Die Schweizerische Post richtet ihre neue Strategie auf gezieltes Wachstum in den Bereichen Logistik und digitale Information aus. Dafür lagert sie ihre defizitären Filialen in eine eigene Aktiengesellschaft aus.
800 Poststellen sollen bleiben und für Dienstleistungspartner geöffnet werden. Pakete und Briefe werden zudem in einem Bereich zusammengelegt. Der Umbau soll 2021 beginnen.
«Drittanbietern reissen Post nicht aus Finanzloch»
Wettbewerbsökonom Samuel Rutz (49) von der liberalen Denkfabrik Avenir Suisse steht den Plänen skeptisch gegenüber. «Es ist einmal mehr eine verpasste Chance, grundsätzliche Fragen zu stellen. Nämlich wie die Grundversorgung in der digitalen Welt aussehen soll und was wir uns künftig leisten können und wollen», so Rutz.
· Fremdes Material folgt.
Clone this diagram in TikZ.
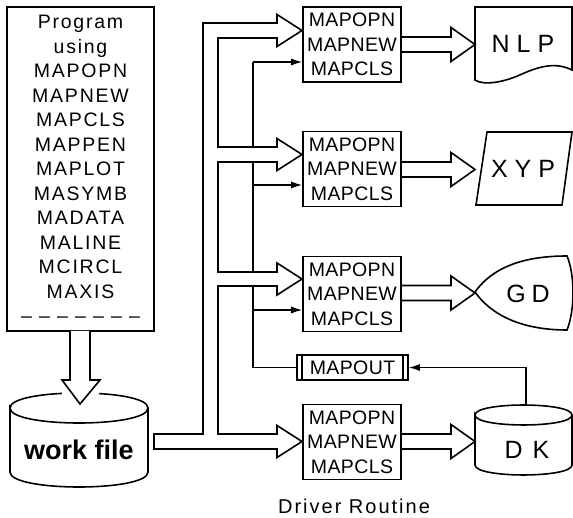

«Nach wie vor leistet sich die Schweiz im Vergleich mit dem Ausland eine Luxusversorgung.» Deshalb sollte zum Beispiel hinterfragt werden, ob zur Grundversorgung eine tägliche Postzustellung in die entlegensten Winkel der Schweiz gehören müsse.
Wenn ein Staatsbetrieb eine Wachstumsstrategie anstrebe, um die wegbrechenden Umsätze zu kompensieren, würden bei ihm die Alarmglocken läuten, so der Avenir-Suisse-Mann. «Die Post fährt eine Hochrisikostrategie. Wenn sie fehlschlägt, wird der Steuerzahler die Zeche berappen müssen.»
Als positiv erachtet er zwar, dass die Postfilialen für Drittanbieter geöffnet werden sollen. Das sei aber nur die zweitbeste Lösung. «Besser wäre es, die kostspieligen Infrastrukturen zu hinterfragen und auf das in einer digitalen Welt Notwendige zu reduzieren», so Rutz. «Mit den Drittanbietern wird der Verlust vielleicht kleiner, sie werden die Post aber nicht aus ihrem Finanzloch reissen.»
Post muss bei Politikern antraben
Grundsätzlich zufrieden zeigt sich Grünen-Nationalrat Michael Töngi (53, LU), Präsident der für die Post zuständigen nationalrätlichen Verkehrs- und Fernmeldekommission. «Eine gute Strategie ist wichtig. Ich bin froh, dass der Poststellenabbau nicht noch weiter vorangetrieben wird.»
Allerdings müsse man genau hinschauen, welche Partner künftig die Poststellen mitbenutzen könnten. «Ist es die öffentliche Hand, die zum Beispiel einen Gemeindeschalter betreibt, ist es unproblematisch», so Töngi. Bei Privaten werde es schwieriger. «Bieten künftig auch Versicherungen oder Krankenkassen ihre Dienstleistungen auf der Post an? Geschäftsmodelle zusammen mit Privaten sind für ein staatliches Unternehmen heikel.»
Am 26. Mai ist die Post bei Töngis Kommission zu Gesprächen eingeladen. «Dann werden wir solche Fragen erörtern», so Töngi. Der grüne Politiker ist aber überzeugt, dass die Post künftig weitere Instrumente in die Hand bekommen muss, um die Einnahmen und damit die Grundversorgung zu sichern. «Die Frage der Kredit- und Hypothekarvergabe durch die Postfinance muss rasch auf den Tisch kommen, um die Einnahmen zu stabilisieren.»
Gewerkschaft zeigt sich besorgt
Die Gewerkschaft Syndicom macht sich derweil Sorgen um die Postangestellten und verlangt «enge Leitplanken» für den Umbau. Sie wehrt sich gegen eine allfällige Verschlechterung der Arbeitsbedingungen. Ihre Forderung: Der Gesamtarbeitsvertrag der Post müsse für alle Bereiche unverändert gelten. Zudem müssten die Angestellten in den Umbauprozess einbezogen werden.
Versprechen würden nicht ausreichen, macht Syndicom-Vertreter Matteo Antonini klar: «Wir werden auf Verpflichtungen beharren, und auch die Politik ist gut beraten, die Ansprüche der Bevölkerung gesetzlich abzusichern. Ansonsten kann aus dem Umbau rasch ein Abbau werden.»